** PROBLEM TO WORK ON **
Restate the material word for word and leave out anything that is a picture.

** DATA EXCERPT **
************

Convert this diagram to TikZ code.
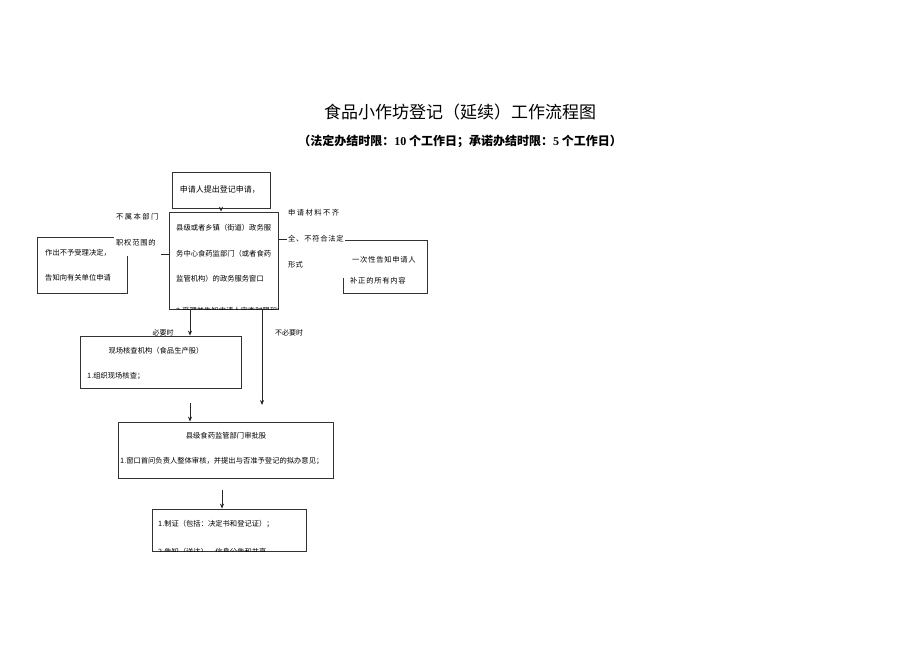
\documentclass[tikz,border=0pt]{standalone}
\usepackage{fontspec}
\setmainfont{Liberation Serif}
\newfontfamily\cjk{Noto Sans CJK SC}
\newfontfamily\cjkwide[LetterSpace=20]{Noto Sans CJK SC}
\newfontfamily\cjkloose[LetterSpace=10]{Noto Sans CJK SC}
\usetikzlibrary{positioning}
\usetikzlibrary{calc}
\usetikzlibrary{arrows.meta}
\tikzset{
    % Small solid heads, as in the scanned form
    >={Stealth[length=5pt,width=4pt]},
%
    % A framed step of the procedure, sized by hand
    flow box/.style={draw=black!80, line width=0.8pt, fill=white, inner sep=0},
%
    % One line of text set inside a box
    box text/.style={font=\cjk\fontsize{7.3}{9}\selectfont, inner sep=0, anchor=west},
%
    % Branch conditions, knocked out over the lines they sit on
    branch label/.style={font=\cjk\fontsize{7.3}{26}\selectfont, align=left,
        fill=white, inner xsep=2pt, inner ysep=10pt, anchor=north west},
%
    % A plain vertical step arrow
    flow arrow/.style={->, line width=0.8pt, draw=black!85}}

\begin{document}
\begin{tikzpicture}[x=1pt, y=-1pt]

\fill[white] (0,0) rectangle (920,651);
\useasboundingbox (0,0) rectangle (920,651);

% Heading
\node (title) at (460,112) {\cjk\fontsize{17}{20}\selectfont 食品小作坊登记（延续）工作流程图};
\node (limits) at (460,141)
    {\cjk\bfseries\fontsize{12}{14}\selectfont （法定办结时限：{\rmfamily\bfseries 10} 个工作日；承诺办结时限：{\rmfamily\bfseries 5} 个工作日）};

% Boxes down the main line
\node [flow box, minimum width=98pt, minimum height=36pt] (apply) at (221,190) {};
\node [box text, font=\cjk\fontsize{8}{9}\selectfont] at ($(apply.west)+(8,0)$) {申请人提出登记申请，};

\node [flow box, minimum width=109pt, minimum height=97pt] (window) at (223.5,260.5) {};

\node [flow box, minimum width=161pt, minimum height=52pt] (inspect) at (160.5,362) {};
\node [box text, anchor=center] at (156,351) {现场核查机构（食品生产股）};
\node [box text] at (87,376) {1.组织现场核查；};

\node [flow box, minimum width=215pt, minimum height=56pt] (approve) at (225.5,450) {};
\node [box text, anchor=center] at (226,436) {县级食药监管部门审批股};
\node [box text] at (120,461) {1.窗口首问负责人整体审核，并提出与否准予登记的拟办意见；};

\node [flow box, minimum width=154pt, minimum height=42pt] (issue) at (229,530) {};
\node [box text] at (158,524) {1.制证（包括：决定书和登记证）；};

% Side boxes
\node [flow box, minimum width=90pt, minimum height=56pt] (reject) at (82,265) {};
\node [box text] at (45,253) {作出不予受理决定，};
\node [box text] at (45,278) {告知向有关单位申请};

\node [flow box, minimum width=84pt, minimum height=53pt] (amend) at (385,266.5) {};

% Lines in the window box and the last box run past their frames
\begin{scope}
    \clip (window.south west) rectangle (window.north east);
    \node [box text] at (176,228) {县级或者乡镇（街道）政务服};
    \node [box text] at (176,254) {务中心食药监部门（或者食药};
    \node [box text] at (176,279) {监管机构）的政务服务窗口};
    \node [box text] at (176,311) {2.受理并告知申请人审查时限和方式};
\end{scope}
\begin{scope}
    \clip (issue.south west) rectangle (issue.north east);
    \node [box text] at (158,552) {2.告知（送达）、信息公告和共享};
\end{scope}

% Side branches
\draw[line width=0.8pt, draw=black!85]
    ([yshift=6pt]window.west) -- ([yshift=6pt]window.west -| reject.east);
\draw[line width=0.8pt, draw=black!85]
    (window.east |- amend.north) -- (amend.north west);

\node [branch label] (outside) at (114,203)
    {{\cjkwide 不属本部门}\\{\cjkloose 职权范围的}};

\node [box text, fill=white, inner xsep=3pt, minimum height=33pt, font=\cjk\fontsize{7.3}{9}\selectfont]
    (notice) at (340,259.5) {\hspace{9pt}{\cjkloose 一次性告知申请人}};
\node [box text] at (350,281) {\cjkloose 补正的所有内容};

\node [branch label, inner xsep=1pt] (incomplete) at (287,199)
    {{\cjkwide 申请材料不齐}\\{\cjkloose 全、不符合法定}\\形式};

% Steps down the main line
\draw[flow arrow] (apply.south) -- (apply.south |- window.north);
\draw[flow arrow] ([xshift=-33.5pt]window.south) -- ([xshift=-33.5pt]window.south |- inspect.north);
\coordinate (skip) at (262,405);
\draw[flow arrow] ([xshift=38.5pt]window.south) -- (skip);
\node [box text, anchor=center, font=\cjk\fontsize{7}{9}\selectfont] at (163,333) {必要时};
\node [box text, anchor=center, font=\cjk\fontsize{7}{9}\selectfont] at (289,333) {不必要时};

\coordinate (resume) at (190,403);
\draw[flow arrow] (resume) -- (resume |- approve.north);
\coordinate (handout) at (222,490);
\draw[flow arrow] (handout) -- (handout |- issue.north);

\end{tikzpicture}
\end{document}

************

** SOLUTION TO THIS TASK **
Convert this diagram to TikZ code.
\documentclass[tikz,border=0pt]{standalone}
\usepackage{fontspec}
\setmainfont{Liberation Serif}
\newfontfamily\cjk{Noto Sans CJK SC}
\newfontfamily\cjkwide[LetterSpace=20]{Noto Sans CJK SC}
\newfontfamily\cjkloose[LetterSpace=10]{Noto Sans CJK SC}
\usetikzlibrary{positioning}
\usetikzlibrary{calc}
\usetikzlibrary{arrows.meta}
\tikzset{
    % Small solid heads, as in the scanned form
    >={Stealth[length=5pt,width=4pt]},
%
    % A framed step of the procedure, sized by hand
    flow box/.style={draw=black!80, line width=0.8pt, fill=white, inner sep=0},
%
    % One line of text set inside a box
    box text/.style={font=\cjk\fontsize{7.3}{9}\selectfont, inner sep=0, anchor=west},
%
    % Branch conditions, knocked out over the lines they sit on
    branch label/.style={font=\cjk\fontsize{7.3}{26}\selectfont, align=left,
        fill=white, inner xsep=2pt, inner ysep=10pt, anchor=north west},
%
    % A plain vertical step arrow
    flow arrow/.style={->, line width=0.8pt, draw=black!85}}

\begin{document}
\begin{tikzpicture}[x=1pt, y=-1pt]

\fill[white] (0,0) rectangle (920,651);
\useasboundingbox (0,0) rectangle (920,651);

% Heading
\node (title) at (460,112) {\cjk\fontsize{17}{20}\selectfont 食品小作坊登记（延续）工作流程图};
\node (limits) at (460,141)
    {\cjk\bfseries\fontsize{12}{14}\selectfont （法定办结时限：{\rmfamily\bfseries 10} 个工作日；承诺办结时限：{\rmfamily\bfseries 5} 个工作日）};

% Boxes down the main line
\node [flow box, minimum width=98pt, minimum height=36pt] (apply) at (221,190) {};
\node [box text, font=\cjk\fontsize{8}{9}\selectfont] at ($(apply.west)+(8,0)$) {申请人提出登记申请，};

\node [flow box, minimum width=109pt, minimum height=97pt] (window) at (223.5,260.5) {};

\node [flow box, minimum width=161pt, minimum height=52pt] (inspect) at (160.5,362) {};
\node [box text, anchor=center] at (156,351) {现场核查机构（食品生产股）};
\node [box text] at (87,376) {1.组织现场核查；};

\node [flow box, minimum width=215pt, minimum height=56pt] (approve) at (225.5,450) {};
\node [box text, anchor=center] at (226,436) {县级食药监管部门审批股};
\node [box text] at (120,461) {1.窗口首问负责人整体审核，并提出与否准予登记的拟办意见；};

\node [flow box, minimum width=154pt, minimum height=42pt] (issue) at (229,530) {};
\node [box text] at (158,524) {1.制证（包括：决定书和登记证）；};

% Side boxes
\node [flow box, minimum width=90pt, minimum height=56pt] (reject) at (82,265) {};
\node [box text] at (45,253) {作出不予受理决定，};
\node [box text] at (45,278) {告知向有关单位申请};

\node [flow box, minimum width=84pt, minimum height=53pt] (amend) at (385,266.5) {};

% Lines in the window box and the last box run past their frames
\begin{scope}
    \clip (window.south west) rectangle (window.north east);
    \node [box text] at (176,228) {县级或者乡镇（街道）政务服};
    \node [box text] at (176,254) {务中心食药监部门（或者食药};
    \node [box text] at (176,279) {监管机构）的政务服务窗口};
    \node [box text] at (176,311) {2.受理并告知申请人审查时限和方式};
\end{scope}
\begin{scope}
    \clip (issue.south west) rectangle (issue.north east);
    \node [box text] at (158,552) {2.告知（送达）、信息公告和共享};
\end{scope}

% Side branches
\draw[line width=0.8pt, draw=black!85]
    ([yshift=6pt]window.west) -- ([yshift=6pt]window.west -| reject.east);
\draw[line width=0.8pt, draw=black!85]
    (window.east |- amend.north) -- (amend.north west);

\node [branch label] (outside) at (114,203)
    {{\cjkwide 不属本部门}\\{\cjkloose 职权范围的}};

\node [box text, fill=white, inner xsep=3pt, minimum height=33pt, font=\cjk\fontsize{7.3}{9}\selectfont]
    (notice) at (340,259.5) {\hspace{9pt}{\cjkloose 一次性告知申请人}};
\node [box text] at (350,281) {\cjkloose 补正的所有内容};

\node [branch label, inner xsep=1pt] (incomplete) at (287,199)
    {{\cjkwide 申请材料不齐}\\{\cjkloose 全、不符合法定}\\形式};

% Steps down the main line
\draw[flow arrow] (apply.south) -- (apply.south |- window.north);
\draw[flow arrow] ([xshift=-33.5pt]window.south) -- ([xshift=-33.5pt]window.south |- inspect.north);
\coordinate (skip) at (262,405);
\draw[flow arrow] ([xshift=38.5pt]window.south) -- (skip);
\node [box text, anchor=center, font=\cjk\fontsize{7}{9}\selectfont] at (163,333) {必要时};
\node [box text, anchor=center, font=\cjk\fontsize{7}{9}\selectfont] at (289,333) {不必要时};

\coordinate (resume) at (190,403);
\draw[flow arrow] (resume) -- (resume |- approve.north);
\coordinate (handout) at (222,490);
\draw[flow arrow] (handout) -- (handout |- issue.north);

\end{tikzpicture}
\end{document}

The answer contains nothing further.